Quer dizer, a memória é seletiva e na maioria das vezes racional. Talvez a nossa razão vá logo agradecer o fim desta tecnologia e se empolgue com uma câmera de vídeo, mas sinceramente não acho que isso vá acontecer.
O fato é que a película não deve durar mais que 5 anos, talvez se arraste um pouco mais em busca de um último carinho, mas o cinema físico está dando lugar a um cinema digital. George Lucas lembra que a película é uma invenção do século 19 e estamos na porta do século 21. A escrita e o áudio já tinham se rendido a avalanche digital, agora é a vez do cinema. A Sony e a Panavision criaram a câmera 24 P Digital HD que dizem ser semelhante, em qualidade de imagem, às câmeras de 35 milímetros. A câmara é muito mais prática, mais barata e mais resistente que uma câmera de cinema tradicional. Foi usada no Episódio 2 de Guerra nas Estrelas, espero que ela faça mágicas também para que o filme não fique tão ruim como o Episódio 1.

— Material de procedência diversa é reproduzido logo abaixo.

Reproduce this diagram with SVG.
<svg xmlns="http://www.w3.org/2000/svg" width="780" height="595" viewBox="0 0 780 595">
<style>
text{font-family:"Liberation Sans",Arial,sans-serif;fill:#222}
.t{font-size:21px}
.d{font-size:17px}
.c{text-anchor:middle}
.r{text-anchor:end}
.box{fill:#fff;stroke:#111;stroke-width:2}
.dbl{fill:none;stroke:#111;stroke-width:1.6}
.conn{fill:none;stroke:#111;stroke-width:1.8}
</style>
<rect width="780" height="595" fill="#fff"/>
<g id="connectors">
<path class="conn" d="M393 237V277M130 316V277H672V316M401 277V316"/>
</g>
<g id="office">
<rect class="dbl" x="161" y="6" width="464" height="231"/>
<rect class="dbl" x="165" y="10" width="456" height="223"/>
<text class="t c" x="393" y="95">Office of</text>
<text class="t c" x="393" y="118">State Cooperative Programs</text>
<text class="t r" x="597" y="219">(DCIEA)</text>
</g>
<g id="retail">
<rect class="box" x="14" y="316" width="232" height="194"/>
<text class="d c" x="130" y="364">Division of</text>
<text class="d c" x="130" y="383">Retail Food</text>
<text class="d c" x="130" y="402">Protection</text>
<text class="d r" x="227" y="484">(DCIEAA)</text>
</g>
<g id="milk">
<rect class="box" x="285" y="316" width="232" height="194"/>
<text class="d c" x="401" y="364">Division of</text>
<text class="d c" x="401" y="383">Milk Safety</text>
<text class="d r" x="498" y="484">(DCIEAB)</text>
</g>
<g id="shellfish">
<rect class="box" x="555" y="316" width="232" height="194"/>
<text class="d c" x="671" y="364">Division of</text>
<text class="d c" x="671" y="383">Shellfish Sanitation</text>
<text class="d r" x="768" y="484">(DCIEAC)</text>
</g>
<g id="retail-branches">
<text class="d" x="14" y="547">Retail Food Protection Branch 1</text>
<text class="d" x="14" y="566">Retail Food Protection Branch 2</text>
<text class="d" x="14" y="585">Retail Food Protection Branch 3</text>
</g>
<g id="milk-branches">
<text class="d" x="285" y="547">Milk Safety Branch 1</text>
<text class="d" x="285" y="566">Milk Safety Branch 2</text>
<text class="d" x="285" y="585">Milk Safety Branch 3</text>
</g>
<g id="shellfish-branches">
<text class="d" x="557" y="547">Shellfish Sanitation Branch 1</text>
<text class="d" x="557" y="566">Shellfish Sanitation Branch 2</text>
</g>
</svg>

As economias com o novo sistema se multiplicam: gastos laboratoriais, número de cópias, fabricação de latas apropriadas, frete com transportes, seguro, etc. A economia com distribuição pode chegar a 80%. Podendo até ser mais com a transmissão dos dados via satélite, além de evitar um problema das superfícies físicas que é a perda de qualidade em cada cópia.

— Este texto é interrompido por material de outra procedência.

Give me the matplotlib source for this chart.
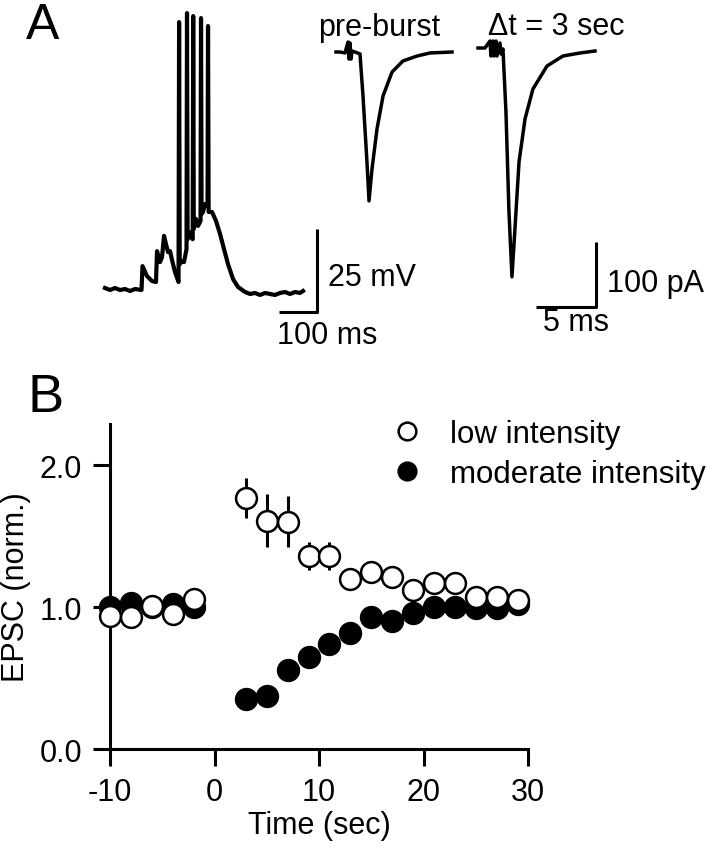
import matplotlib
matplotlib.use("Agg")
import matplotlib.pyplot as plt

plt.rcParams["font.family"] = ["Liberation Sans", "DejaVu Sans"]
plt.rcParams["axes.unicode_minus"] = False

W, H = 707, 853

# ---- Panel A: burst recording (ms, mV) ----
burst_t = [0, 13.2, 26.3, 39.5, 52.6, 65.8, 79.0, 96.1, 98.7, 110.5, 123.7, 134.2,
           136.9, 144.8, 150.0, 155.3, 160.6, 165.8, 171.1, 179.0, 184.2, 193.5,
           195.0, 196.6, 202.7, 207.9, 214.5, 215.8, 217.4, 221.1, 226.4, 230.8,
           232.1, 233.7, 239.5, 244.8, 251.4, 252.7, 254.2, 257.9, 263.2, 269.8,
           271.1, 272.7, 281.6, 292.1, 302.7, 313.2, 323.7, 336.9, 350.1, 368.5,
           381.6, 394.8, 408.0, 421.1, 434.3, 447.4, 460.6, 473.8, 486.9, 500.1,
           513.2, 521.1]
burst_v = [-64.7, -65.3, -64.7, -65.3, -65.0, -65.6, -65.0, -65.3, -58.1, -61.1,
           -62.6, -62.9, -53.6, -56.9, -55.4, -49.0, -51.5, -53.9, -53.6, -57.5,
           -59.9, -62.9, 15.4, -57.5, -56.6, -56.9, -53.0, 18.1, -50.0, -47.8,
           -49.3, -50.0, 17.2, -46.9, -43.9, -46.0, -44.5, 16.6, -42.4, -41.8,
           -39.4, -40.0, 14.2, -41.8, -41.8, -44.5, -48.4, -53.0, -57.5, -62.0,
           -64.4, -65.9, -66.5, -66.2, -66.8, -66.2, -66.5, -66.8, -66.2, -65.9,
           -66.5, -65.9, -66.2, -65.6]

# ---- EPSC traces (ms, pA) ----
pre_t = [0, 0.33, 0.75, 1.0, 1.08, 1.17, 1.25, 1.33, 1.58, 2.0, 2.25, 2.58, 2.75,
         3.0, 3.42, 3.92, 4.67, 5.58, 6.75, 7.83, 9.67]
pre_i = [0, 0, -1.5, 15.4, -10.8, 13.8, -10.8, 1.5, 0, -3, -67.7, -169, -229,
         -180, -118, -67.7, -30.8, -13.8, -6.2, -1.5, 0]

post_t = [0, 0.58, 1.0, 1.08, 1.25, 1.33, 1.5, 1.58, 1.83, 1.92, 2.08, 2.33, 2.58,
          2.83, 3.08, 3.42, 3.92, 4.58, 5.75, 7.08, 8.5, 9.75]
post_i = [0, 0, 10.8, -12.3, 10.8, -12.3, 10.8, -12.3, 7.7, -9.2, -1.5, -98.4,
          -252, -352, -278, -175, -109, -63, -27.7, -12.3, -7.7, -4.6]

# ---- Panel B data ----
time_sec = [-10, -8, -6, -4, -2, 3, 5, 7, 9, 11, 13, 15, 17, 19, 21, 23, 25, 27, 29]
low_mean = [0.94, 0.93, 1.01, 0.95, 1.06, 1.77, 1.61, 1.60, 1.36, 1.36, 1.20, 1.25,
            1.21, 1.12, 1.17, 1.17, 1.07, 1.07, 1.05]
low_err = [0.03, 0.03, 0.03, 0.03, 0.03, 0.14, 0.19, 0.18, 0.10, 0.10, 0.05, 0.05,
           0.04, 0.04, 0.04, 0.04, 0.03, 0.03, 0.03]
mod_mean = [1.00, 1.03, 1.00, 1.02, 1.00, 0.35, 0.37, 0.56, 0.65, 0.74, 0.82, 0.93,
            0.90, 0.96, 1.00, 1.00, 0.99, 0.99, 1.02]
mod_err = [0.02, 0.02, 0.02, 0.02, 0.02, 0.04, 0.04, 0.04, 0.04, 0.04, 0.04, 0.04,
           0.03, 0.03, 0.03, 0.03, 0.03, 0.03, 0.03]


def px(x, y):
    return x / W, 1 - y / H


def trace_axes(fig, box, ref_px, ref_val, xs, ys):
    # box = (left, top, right, bottom) in pixels; xs, ys = units per pixel
    l, t, r, b = box
    ax = fig.add_axes([l / W, 1 - b / H, (r - l) / W, (b - t) / H])
    ax.set_xlim(ref_val[0] + (l - ref_px[0]) * xs, ref_val[0] + (r - ref_px[0]) * xs)
    ax.set_ylim(ref_val[1] - (b - ref_px[1]) * ys, ref_val[1] - (t - ref_px[1]) * ys)
    ax.axis("off")
    ax.patch.set_alpha(0)
    return ax


fig = plt.figure(figsize=(W / 100, H / 100), dpi=100)

ax_v = trace_axes(fig, (90, 0, 330, 330), (105, 290), (0, -65), 100 / 38, 25 / 83)
ax_v.plot(burst_t, burst_v, color="black", lw=3.0, solid_joinstyle="round")
# scale bar 25 mV / 100 ms
ax_v.plot([458, 558, 558], [-71.9, -71.9, -46.9], color="black", lw=2.2,
          solid_capstyle="butt", clip_on=False)

ax_pre = trace_axes(fig, (320, 0, 470, 330), (336, 53), (0, 0), 5 / 60, 100 / 65)
ax_pre.plot(pre_t, pre_i, color="black", lw=2.5, solid_joinstyle="round")

ax_post = trace_axes(fig, (470, 0, 707, 330), (478, 49), (0, 0), 5 / 60, 100 / 65)
ax_post.plot(post_t, post_i, color="black", lw=2.5, solid_joinstyle="round")
# scale bar 100 pA / 5 ms
ax_post.plot([4.83, 9.83, 9.83], [-398, -398, -298], color="black", lw=2.2,
             solid_capstyle="butt", clip_on=False)

fs = 22
fig.text(*px(43, 39), "A", fontsize=36, ha="center", va="baseline")
fig.text(*px(379, 36), "pre-burst", fontsize=fs, ha="center", va="baseline")
fig.text(*px(556, 35), "\u0394t = 3 sec", fontsize=fs, ha="center", va="baseline")
fig.text(*px(328, 286), "25 mV", fontsize=fs, ha="left", va="baseline")
fig.text(*px(327, 344), "100 ms", fontsize=fs, ha="center", va="baseline")
fig.text(*px(607, 292), "100 pA", fontsize=fs, ha="left", va="baseline")
fig.text(*px(576, 331), "5 ms", fontsize=fs, ha="center", va="baseline")
fig.text(*px(46, 412), "B", fontsize=39, ha="center", va="baseline")

# ---- Panel B ----
ax = fig.add_axes([110 / W, 1 - 750 / H, 418 / W, 325 / H])
ax.errorbar(time_sec, mod_mean, yerr=mod_err, fmt="none", ecolor="black",
            elinewidth=2.2, capsize=0, clip_on=False, zorder=2)
ax.errorbar(time_sec, low_mean, yerr=low_err, fmt="none", ecolor="black",
            elinewidth=2.2, capsize=0, clip_on=False, zorder=2)
ax.plot(time_sec, mod_mean, "o", ms=15, mfc="black", mec="black", mew=1.8,
        clip_on=False, zorder=3, label="moderate intensity")
ax.plot(time_sec, low_mean, "o", ms=15, mfc="white", mec="black", mew=1.8,
        clip_on=False, zorder=4, label="low intensity")

ax.set_xlim(-10, 30)
ax.set_ylim(0, 2.29)
ax.set_xticks([-10, 0, 10, 20, 30])
ax.set_yticks([0, 1, 2])
ax.set_yticklabels(["0.0", "1.0", "2.0"])
for s in ["top", "right"]:
    ax.spines[s].set_visible(False)
for s in ["left", "bottom"]:
    ax.spines[s].set_linewidth(2.2)
ax.tick_params(direction="out", length=12, width=2.2, labelsize=fs, pad=8)
ax.set_xlabel("Time (sec)", fontsize=fs, labelpad=2)
ax.set_ylabel("EPSC (norm.)", fontsize=fs)
ax.yaxis.set_label_coords(-79 / 418, 0.5)

handles, labels = ax.get_legend_handles_labels()
leg = ax.legend(handles[::-1], labels[::-1], loc="upper left",
                bbox_to_anchor=px(398, 420), bbox_transform=fig.transFigure,
                frameon=False, fontsize=22.5, handlelength=0.6, handletextpad=1.05,
                labelspacing=0.33, markerscale=0.85, borderpad=0, borderaxespad=0)

fig.savefig("out.png", dpi=100)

A primeira palavra que todos colocam é democratização. A arte digital permitiria que muito mais pessoas fizessem filmes a custos mais baratos. O que não deixa de ser verdade, ainda mais num país como o nosso, mas parece uma simplificação preocupante. Obviamente que os detentores da tecnologia são os controladores econômicos do cinema mundial. Dificilmente eles entregarão de bandeja: "Ó... façam muitos filmes aí no terceiro mundo e divirtam-se". E se utilizar de qualidade DOGMA acho que está longe de ser a vontade da maioria dos cineastas. A questão é um pouco mais complicada. Paira também sobre o ar, principalmente sobre a imprensa que está longe de conhecer o assunto, que ficará muito barato fazer cinema, o que está longe de ser verdade.
Quantos terão a tecnologia e por qual preço?

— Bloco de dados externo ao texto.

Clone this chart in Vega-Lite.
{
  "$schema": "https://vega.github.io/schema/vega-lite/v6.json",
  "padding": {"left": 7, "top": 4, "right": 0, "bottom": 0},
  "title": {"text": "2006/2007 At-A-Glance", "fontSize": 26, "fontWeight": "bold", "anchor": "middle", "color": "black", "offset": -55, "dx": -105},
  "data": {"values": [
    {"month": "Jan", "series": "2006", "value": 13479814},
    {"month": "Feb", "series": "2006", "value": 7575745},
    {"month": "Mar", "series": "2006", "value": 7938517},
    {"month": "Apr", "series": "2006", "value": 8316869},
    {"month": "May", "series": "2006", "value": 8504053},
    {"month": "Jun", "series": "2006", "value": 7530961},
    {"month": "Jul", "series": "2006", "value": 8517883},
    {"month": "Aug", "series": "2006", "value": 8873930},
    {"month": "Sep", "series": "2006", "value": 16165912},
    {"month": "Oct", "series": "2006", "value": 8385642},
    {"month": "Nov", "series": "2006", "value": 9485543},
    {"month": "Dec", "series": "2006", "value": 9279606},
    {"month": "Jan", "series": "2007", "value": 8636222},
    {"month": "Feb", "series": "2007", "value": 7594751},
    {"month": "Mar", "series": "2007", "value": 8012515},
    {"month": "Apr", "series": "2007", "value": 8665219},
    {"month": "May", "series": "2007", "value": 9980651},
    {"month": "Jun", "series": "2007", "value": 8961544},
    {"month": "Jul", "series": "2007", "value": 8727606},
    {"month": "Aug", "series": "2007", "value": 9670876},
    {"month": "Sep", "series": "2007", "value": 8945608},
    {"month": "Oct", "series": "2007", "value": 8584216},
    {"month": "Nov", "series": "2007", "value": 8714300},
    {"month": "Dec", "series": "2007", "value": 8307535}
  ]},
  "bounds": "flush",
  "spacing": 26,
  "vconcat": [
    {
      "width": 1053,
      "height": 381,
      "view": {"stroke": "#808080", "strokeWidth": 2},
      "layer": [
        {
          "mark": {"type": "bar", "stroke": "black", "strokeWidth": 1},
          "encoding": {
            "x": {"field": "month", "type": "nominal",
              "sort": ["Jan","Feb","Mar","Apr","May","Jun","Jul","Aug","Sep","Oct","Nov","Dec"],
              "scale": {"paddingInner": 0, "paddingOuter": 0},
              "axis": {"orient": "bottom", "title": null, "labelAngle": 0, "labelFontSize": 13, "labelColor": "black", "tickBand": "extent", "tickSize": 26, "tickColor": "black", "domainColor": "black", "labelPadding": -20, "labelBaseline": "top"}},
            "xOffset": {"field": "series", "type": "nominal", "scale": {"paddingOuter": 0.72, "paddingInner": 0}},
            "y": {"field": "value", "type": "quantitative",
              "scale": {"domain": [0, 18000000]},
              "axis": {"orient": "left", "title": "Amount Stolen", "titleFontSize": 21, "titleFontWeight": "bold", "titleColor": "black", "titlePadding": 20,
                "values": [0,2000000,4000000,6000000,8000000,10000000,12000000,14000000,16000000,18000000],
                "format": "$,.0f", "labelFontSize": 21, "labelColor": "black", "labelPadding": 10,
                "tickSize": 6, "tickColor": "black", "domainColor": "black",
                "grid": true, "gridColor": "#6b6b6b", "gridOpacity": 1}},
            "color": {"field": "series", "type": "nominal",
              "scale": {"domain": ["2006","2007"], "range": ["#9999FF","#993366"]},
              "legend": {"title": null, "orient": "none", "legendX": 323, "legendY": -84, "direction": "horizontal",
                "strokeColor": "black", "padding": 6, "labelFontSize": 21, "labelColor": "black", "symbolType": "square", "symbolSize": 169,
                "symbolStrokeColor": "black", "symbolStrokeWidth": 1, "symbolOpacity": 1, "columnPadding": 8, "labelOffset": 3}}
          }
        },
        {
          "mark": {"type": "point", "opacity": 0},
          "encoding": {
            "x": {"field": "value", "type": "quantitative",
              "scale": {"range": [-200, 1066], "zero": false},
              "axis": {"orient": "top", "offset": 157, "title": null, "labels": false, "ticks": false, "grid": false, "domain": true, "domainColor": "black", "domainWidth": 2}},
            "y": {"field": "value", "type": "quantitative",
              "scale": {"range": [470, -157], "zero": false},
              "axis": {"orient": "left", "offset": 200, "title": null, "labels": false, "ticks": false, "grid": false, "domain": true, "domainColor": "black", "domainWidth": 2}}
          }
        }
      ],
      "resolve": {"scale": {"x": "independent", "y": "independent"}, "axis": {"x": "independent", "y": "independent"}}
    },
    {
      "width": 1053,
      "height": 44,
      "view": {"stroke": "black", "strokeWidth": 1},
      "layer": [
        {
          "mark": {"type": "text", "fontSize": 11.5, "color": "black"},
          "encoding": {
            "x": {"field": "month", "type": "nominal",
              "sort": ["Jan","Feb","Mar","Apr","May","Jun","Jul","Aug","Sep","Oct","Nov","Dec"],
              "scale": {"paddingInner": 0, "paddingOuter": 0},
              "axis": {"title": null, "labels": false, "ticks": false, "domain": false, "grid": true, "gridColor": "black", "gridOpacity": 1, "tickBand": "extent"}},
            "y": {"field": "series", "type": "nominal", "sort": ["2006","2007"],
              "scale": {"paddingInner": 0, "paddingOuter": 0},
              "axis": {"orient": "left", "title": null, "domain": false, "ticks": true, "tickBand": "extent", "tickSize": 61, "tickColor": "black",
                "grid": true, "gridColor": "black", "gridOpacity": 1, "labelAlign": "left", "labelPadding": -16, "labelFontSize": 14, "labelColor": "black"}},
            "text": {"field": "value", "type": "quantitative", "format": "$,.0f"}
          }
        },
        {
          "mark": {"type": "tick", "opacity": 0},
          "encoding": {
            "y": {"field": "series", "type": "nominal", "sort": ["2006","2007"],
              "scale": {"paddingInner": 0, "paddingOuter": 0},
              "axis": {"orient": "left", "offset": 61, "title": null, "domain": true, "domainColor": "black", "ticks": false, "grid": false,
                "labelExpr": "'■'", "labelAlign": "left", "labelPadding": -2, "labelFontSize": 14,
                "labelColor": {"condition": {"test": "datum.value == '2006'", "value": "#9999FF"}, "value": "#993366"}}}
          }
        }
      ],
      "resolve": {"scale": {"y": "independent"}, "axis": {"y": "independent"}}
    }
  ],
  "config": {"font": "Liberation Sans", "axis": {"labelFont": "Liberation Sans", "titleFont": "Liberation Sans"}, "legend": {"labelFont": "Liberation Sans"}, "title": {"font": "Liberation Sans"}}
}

Pergunta que só poderá ser respondida com o tempo. De certa forma vamos ficar torcendo para que os chineses descubram a tecnologia. Assim poderíamos comprar uma câmera HD nos camelôs no centro de Porto Alegre, aí sim a produção seria democrática.
Embora não se saiba quando e quantos realmente poderão ter o melhor da nova tecnologia, hoje muitos já começam a fazer seus filmes em câmeras Mini DV. Embora a qualidade ainda deixe a desejar, a praticidade e o preço compensam e satisfazem a vontade de um número enorme de pessoas que acreditam num sonho quase cego de se viver de cinema num país como o Brasil.
Mesmo que todo o processo envolvendo a película seja bem complicado, acho que conhecê-lo da maneira tradicional sempre será uma vantagem, a medida que novas gerações conhecerão cada vez mais só o computador. Na era da informática cada vez mais se estuda um pedaço, aperfeiçoa-se em especificidades. Aprende-se a mexer em um programa de edição e não se aprende a conhecer o processo como um todo. A maquinização do homem lhe deixa preparado só para exercer sua função e isso lhe retira muito do poder de improviso, de criatividade e de possibilidade de novas soluções aos mesmos problemas. Parece um pouco maniqueísta, mas em última análise lhe tira um pouco da inteligência.
Quem sabe também sobre algum dinheiro para que os filmes no Brasil possam pagar melhor os técnicos e investir um pouco em propaganda.
Para acabar, não vou fazer aquele velho discurso que no fim sempre vence o talento, blá, blá, blá. Acho que pelo menos vai ser uma chance para quem as vezes fica 10 anos tentando fazer um curta em 35mm.